What’s missing, though, is that the community is changing, and many of the long timers (and The Union/Swift management) don’t recognize it. Bonnie is confusing the “pulse of the community” demographics with The Union subscriber demographics (in her case, three generations of subscribers).
But the two don’t go hand in hand anymore — they have diverged. In a nutshell, The Union has lost touch with “the pulse of its community.” The previous publisher of The Union has been transferred to Roseburg, Ore., where the demographics are more in line with what they used to be here. It’s a good fit with the pulse of that community.
In our county, meanwhile, political views such as George Rebane’s (“reject Obamunism” was the latest) are in the minority, not the mainstream — even among conservatives. So why are they getting such prominent play in the newspaper that is supposed to reflect “the pulse of our community”?
The recent election results of District 1 Supervisor (where a tea-party endorsed candidate Sue McGuire ran against a moderate conservative, Nate Beason, and lost handily without a runoff) are just one case in point.
First of all the longtime hard-right in our community downplay the changing voter demographics of District 1. Here’s a discussion on Rebane’s blog before the election that illustrates what I mean:
Todd Juvinal: District One is over 50% R
Not exactly, here are the numbers from the Sec of State Office.
Nevada County Supervisorial Total: 13,569 Democrat – 5,008 Republican – 5,033 Amer Ind – 384 Green – 342 Libertarian -118 Peace and Fredom -26 O Other – 31 No Party Preference – 2,627
The key here is winning the No Preference vote.
Second the “preference vote” sided with the moderate, not the extreme, political view:
In the District 1 Supervisor race Nate Beason is on his way to earning a third term in office with 59 percent or 2,842 votes to Sue McGuires 29% at 1,402 votes, as KNCO reported. Al Bulf received 9 percent at 445 votes, and Louis Meyer who had actually withdrawn from the race but his name was still on the ballot received 84 votes.
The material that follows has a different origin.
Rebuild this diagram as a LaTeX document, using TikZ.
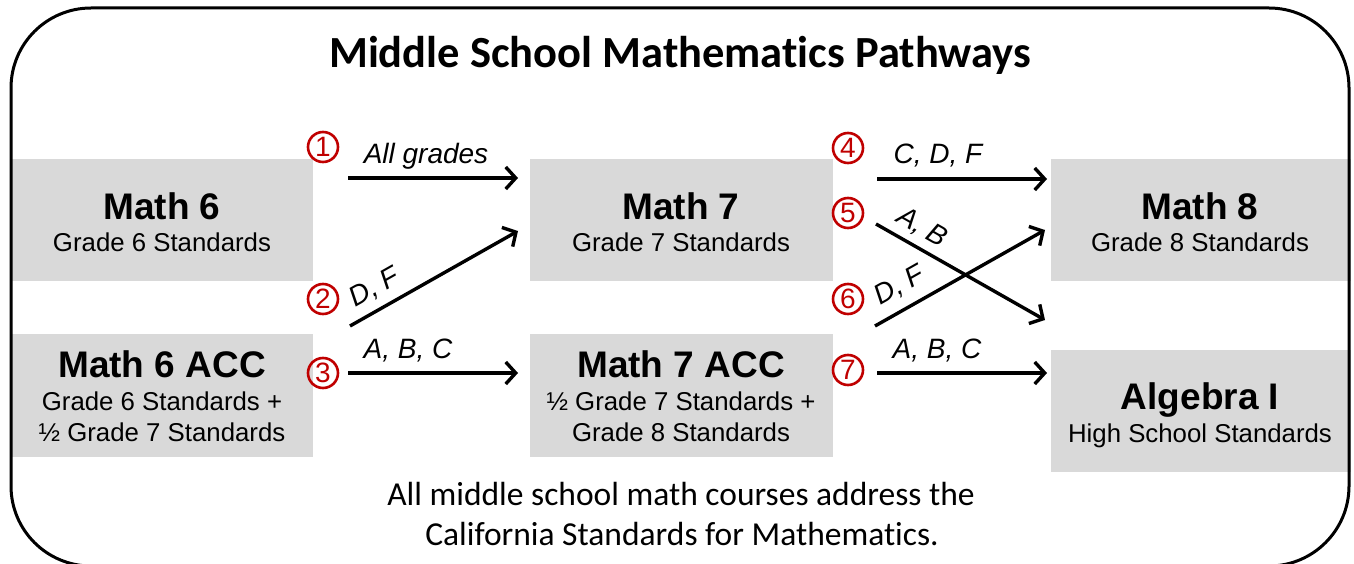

Beason, who says he received support from Republicans and Democrats thanked his many supporters.
So we’re talking about 29 percent, not 59 percent. And this is a race among two conservatives.
Before the election Rebane wrote: ”Sue McGuire has all of the qualifications to become our new supervisor,” and I’m voting for her, not Nate Beason.
-Rebane, May 30
After the election, he tried to downplay the outcome: “Dammit Todd, don’t tell ‘em [we won]. Let ‘em rest in the comfort of their fabricated world.”
Others on the losing end also back peddled.
If The Union is going to succeed, it needs to more accurately reflect the pulse of the community, not the “29 percent.” Revisiting its editorial policy and lineup of “columnists” is a good place to start.